For me, the funniest statements came from those who boasted about how they overcame some physical challenge to compete in a sport at some point in life, meaning that LeBron should’ve done the same.
I was thoroughly amused. So LeBron James doesn’t measure up to your physical standards and toughness levels? Duly noted. Your guts & glory story of finishing a half-marathon or playing ultimate frisbee have nothing to do with playing a basketball game at the highest possible level of the NBA (when you’re already the widely recognized best player around, to boot). But this post is not (entirely) about that.
Every person has a completely unique view and experience of the world. The exact same stimulus can cause completely different involuntary responses in two people. Doesn’t make either person better or tougher or smarter than the other; we all have our unique circumstances.
I never get migraine headaches. I’ve never had one, ever. Some of you get them all the time. I like hot and humid (aka Miami Beach) weather. Some people cannot function in this type of heat. I could — but won’t anymore — eat an entire 5lb bag of Twizzlers in one day (fingers crossed). If you did that, you might be sick for a week. Just different ways we respond to things, based on a physical makeup that we do not 100% voluntarily control.

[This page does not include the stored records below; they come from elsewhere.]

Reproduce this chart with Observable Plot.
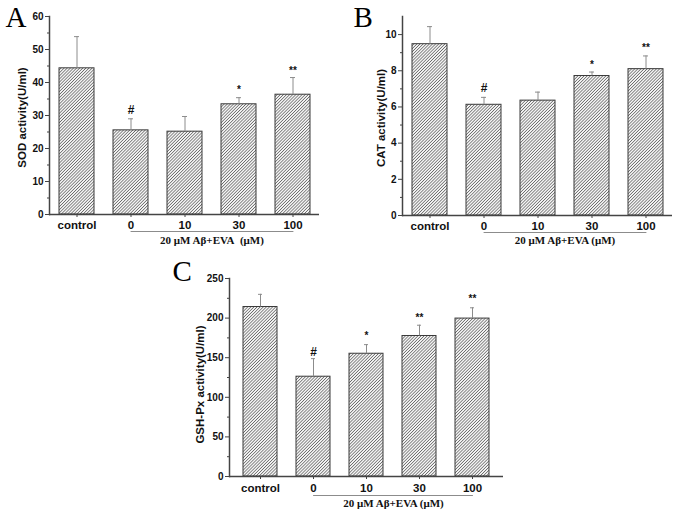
<!DOCTYPE html>
<html>
<head>
<meta charset="utf-8">
<script src="https://cdn.jsdelivr.net/npm/d3@7"></script>
<script src="https://cdn.jsdelivr.net/npm/@observablehq/plot@0.6"></script>
<style>
  body { margin: 0; background: #fff; }
  #root { position: relative; width: 677px; height: 513px; overflow: hidden; background: #fff; }
</style>
</head>
<body>
<svg width="0" height="0" style="position:absolute">
  <defs>
    <pattern id="hatch" patternUnits="userSpaceOnUse" width="2.2" height="2.2" patternTransform="rotate(45)">
      <rect width="2.2" height="2.2" fill="#fff"></rect>
      <line x1="1.1" y1="0" x2="1.1" y2="2.2" stroke="#6a6a6a" stroke-width="0.85"></line>
    </pattern>
  </defs>
</svg>
<div id="root"></div>
<script>
// ---- data ----
const groups = ["control", "0", "10", "30", "100"];
const bracketEnds = ["0", "100"];

const sodMean = [44.3, 25.5, 25.1, 33.4, 36.3];
const sodErr  = [9.6, 3.5, 4.6, 2.0, 5.2];
const sodMark = ["", "#", "", "*", "**"];
const sodMarkY = [0, 31.7, 0, 38.4, 44.2];

const catMean = [9.47, 6.12, 6.35, 7.71, 8.09];
const catErr  = [0.97, 0.41, 0.47, 0.22, 0.73];
const catMark = ["", "#", "", "*", "**"];
const catMarkY = [0, 7.05, 0, 8.47, 9.40];

const gshMean = [214, 126, 155, 177.4, 199.4];
const gshErr  = [16, 22.8, 11.5, 13.6, 13.6];
const gshMark = ["", "#", "*", "**", "**"];
const gshMarkY = [0, 157, 180.4, 203.5, 227];

const sodTicks = [0, 10, 20, 30, 40, 50, 60];
const sodMinor = [5, 15, 25, 35, 45, 55];
const catTicks = [0, 2, 4, 6, 8, 10];
const catMinor = [1, 3, 5, 7, 9];
const gshTicks = [0, 50, 100, 150, 200, 250];
const gshMinor = [25, 75, 125, 175, 225];

const serif = '"Liberation Serif", "Times New Roman", serif';
const sans = '"Liberation Sans", Arial, sans-serif';

function panel(cfg) {
  const rows = groups.map((g, i) => ({
    g, v: cfg.mean[i], top: cfg.mean[i] + cfg.err[i], m: cfg.mark[i], my: cfg.markY[i]
  }));
  const hashRows = rows.filter(d => d.m === "#");
  const starRows = rows.filter(d => d.m.startsWith("*"));
  const plot = Plot.plot({
    width: cfg.width, height: cfg.height,
    marginLeft: cfg.mL, marginRight: cfg.mR, marginTop: cfg.mT, marginBottom: cfg.mB,
    style: { background: "transparent", overflow: "visible", color: "#111" },
    x: { domain: groups, paddingInner: cfg.pi, paddingOuter: cfg.po, label: null },
    y: { domain: cfg.yDomain, label: null },
    marks: [
      Plot.barY(rows, { x: "g", y: "v", fill: "url(#hatch)", stroke: "#3a3a3a", strokeWidth: 1 }),
      Plot.ruleX(rows, { x: "g", y1: "v", y2: "top", stroke: "#8c8c8c", strokeWidth: 1 }),
      Plot.tickY(rows, { x: "g", y: "top", stroke: "#8c8c8c", strokeWidth: 1, insetLeft: 15, insetRight: 15 }),
      Plot.ruleY([0], { stroke: "#444", strokeWidth: 1.5 }),
      Plot.frame({ anchor: "left", stroke: "#444", strokeWidth: 1.5 }),
      Plot.axisY(cfg.yTicks, { tickSize: 4, tickPadding: 2, label: null, stroke: "#444" }),
      Plot.axisY(cfg.yMinor, { tickSize: 2, tickFormat: () => "", label: null, stroke: "#444" }),
      Plot.axisX({ tickSize: 3, tickPadding: cfg.tickPad, label: null, stroke: "#444" }),
      Plot.text(hashRows, { x: "g", y: "my", text: "m", fontFamily: sans, fontSize: 12, fontWeight: "bold", fill: "#111" }),
      Plot.text(starRows, { x: "g", y: "my", text: "m", fontFamily: sans, fontSize: 10, fontWeight: "bold", dy: 2.5, fill: "#111" }),
      Plot.line(bracketEnds, { x: d => d, y: () => 0, dy: cfg.bracketDy, stroke: "#8c8c8c", strokeWidth: 1 }),
      Plot.text([cfg.groupLabel], { x: () => "10", y: () => 0, dx: 27, dy: cfg.groupDy, fontFamily: serif, fontWeight: "bold", fontSize: 11, fill: "#111" }),
      Plot.text([cfg.yLabel], { frameAnchor: "left", textAnchor: "middle", rotate: -90, dx: cfg.labelDx, dy: cfg.labelDy, fontFamily: sans, fontSize: 11.5, fontWeight: "bold", fill: "#111" }),
      Plot.text([cfg.letter], { frameAnchor: "top-left", textAnchor: "start", lineAnchor: "top", dx: cfg.letterDx, dy: cfg.letterDy, fontFamily: serif, fontWeight: "normal", fontSize: 29, fill: "#000" })
    ]
  });
  const svg = d3.select(plot);
  svg.selectAll('g[aria-label="y-axis tick label"]')
    .attr("font-family", sans).attr("font-weight", "bold").attr("font-size", 10).attr("fill", "#111");
  svg.selectAll('g[aria-label="x-axis tick label"]')
    .attr("font-family", sans).attr("font-weight", "bold").attr("font-size", 11.5).attr("fill", "#111");
  plot.style.position = "absolute";
  plot.style.left = cfg.left + "px";
  plot.style.top = cfg.top + "px";
  document.getElementById("root").appendChild(plot);
}

panel({
  mean: sodMean, err: sodErr, mark: sodMark, markY: sodMarkY,
  yDomain: [0, 60], yTicks: sodTicks, yMinor: sodMinor,
  yLabel: "SOD activity(U/ml)", letter: "A", groupLabel: "20 μM Aβ+EVA\u00a0 (μM)",
  left: 0, top: 0, width: 338, height: 250, mL: 49, mR: 19, mT: 16, mB: 36,
  pi: 0.352, po: 0.176, tickPad: 3,
  letterDx: -44, letterDy: -10, labelDx: -27, labelDy: 2, bracketDy: 17, groupDy: 26
});

panel({
  mean: catMean, err: catErr, mark: catMark, markY: catMarkY,
  yDomain: [0, 11], yTicks: catTicks, yMinor: catMinor,
  yLabel: "CAT activity(U/ml)", letter: "B", groupLabel: "20 μM Aβ+EVA (μM)",
  left: 338, top: 0, width: 339, height: 250, mL: 64, mR: 5, mT: 16, mB: 35,
  pi: 0.352, po: 0.176, tickPad: 3,
  letterDx: -49, letterDy: -10, labelDx: -21.3, labelDy: 2, bracketDy: 17, groupDy: 25
});

panel({
  mean: gshMean, err: gshErr, mark: gshMark, markY: gshMarkY,
  yDomain: [0, 250], yTicks: gshTicks, yMinor: gshMinor,
  yLabel: "GSH-Px activity(U/ml)", letter: "C", groupLabel: "20 μM Aβ+EVA (μM)",
  left: 160, top: 250, width: 360, height: 263, mL: 69, mR: 17, mT: 28, mB: 37,
  pi: 0.36, po: 0.229, tickPad: 4,
  letterDx: -57, letterDy: -18, labelDx: -29, labelDy: 7, bracketDy: 19, groupDy: 27
});
</script>
</body>
</html>
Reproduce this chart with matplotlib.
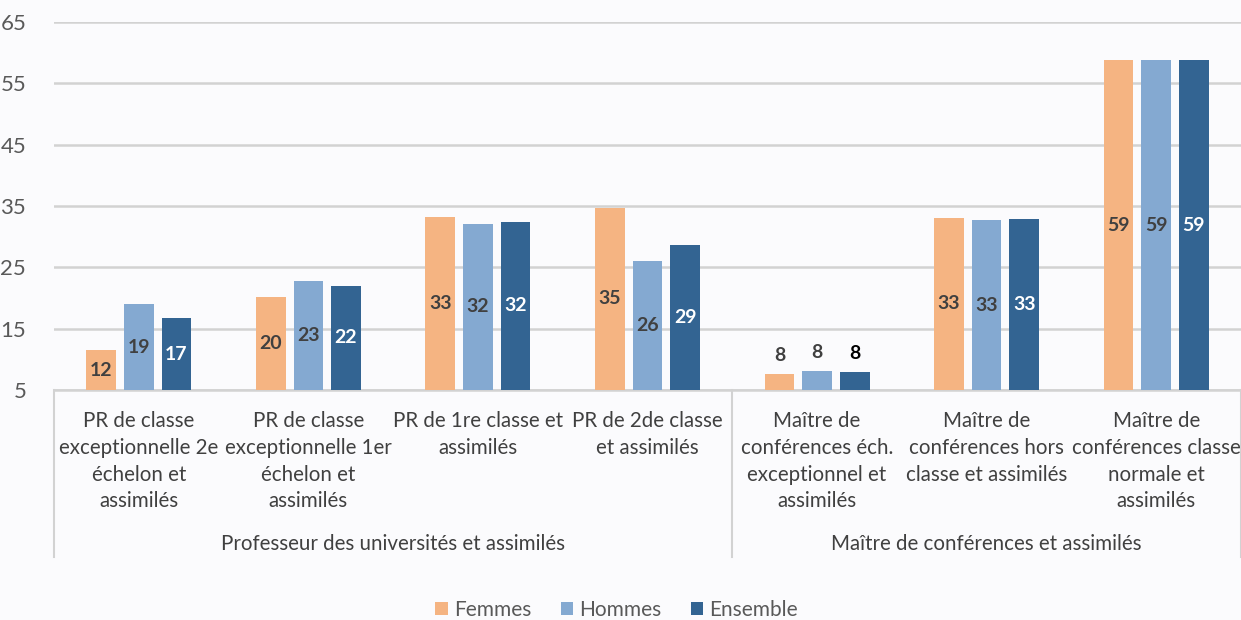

Just because you did something on Monday in Reno doesn’t mean you can do it again on Tuesday in Vegas. Achievements cannot be extrapolated — only what you actually did counts. Not what you could’ve done based on a lesser achievement (and LeBron James has done more as an athlete that most of us ever will — just the facts).
When you talk about someone who is at a level higher than you, they’ve been where you are. You have not seen the view from their vantage point. And that counts.